Data Synchronization Needs in Internet Context
In modern distributed micro‑service environments, NoSQL caches such as Redis/Memcached and full‑text search engines like Solr/Elasticsearch are widely used, creating a need to keep these services synchronized with the source MySQL database in real time.
For illustration, the article uses MySQL‑to‑Solr synchronization as an example.
Data Synchronization Solutions
1. Synchronize in Business Code
After insert, update or delete operations, invoke Solr indexing logic directly in the service layer.
public ResponseResult updateStatus(Long[] ids, String status) {
try {
goodsService.updateStatus(ids, status);
if ("status_success".equals(status)) {
List<TbItem> itemList = goodsService.getItemList(ids, status);
itemSearchService.importList(itemList);
return new ResponseResult(true, "修改状态成功");
}
} catch (Exception e) {
return new ResponseResult(false, "修改状态失败");
}
}Advantages: Simple to implement.
Disadvantages: High coupling with business logic and reduced performance.

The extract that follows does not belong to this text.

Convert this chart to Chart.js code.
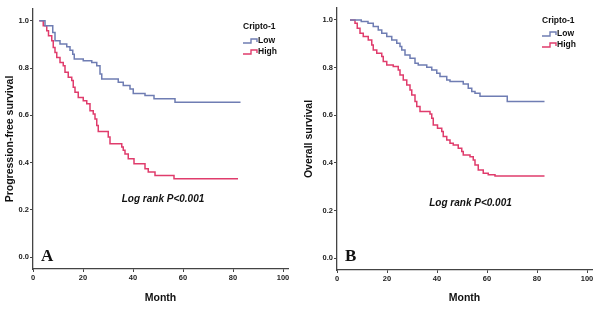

2. Periodic Task Synchronization
Use a scheduled job (Spring Task, Quartz) to pull changed rows from MySQL and update Solr.
Open‑source mykit‑delay framework: https://github.com/sunshinelyz/mykit-delay
Tip: On the first run, query rows ordered by a timestamp column in descending order and record the maximum timestamp. Subsequent runs only fetch rows with a timestamp greater than the recorded value, avoiding full‑table scans.
Advantages: Decouples business code from Solr updates.
Disadvantages: Data is not truly real‑time.
3. Synchronization via Message Queue
After database changes, send a message to MQ; a consumer reads the message and updates Solr.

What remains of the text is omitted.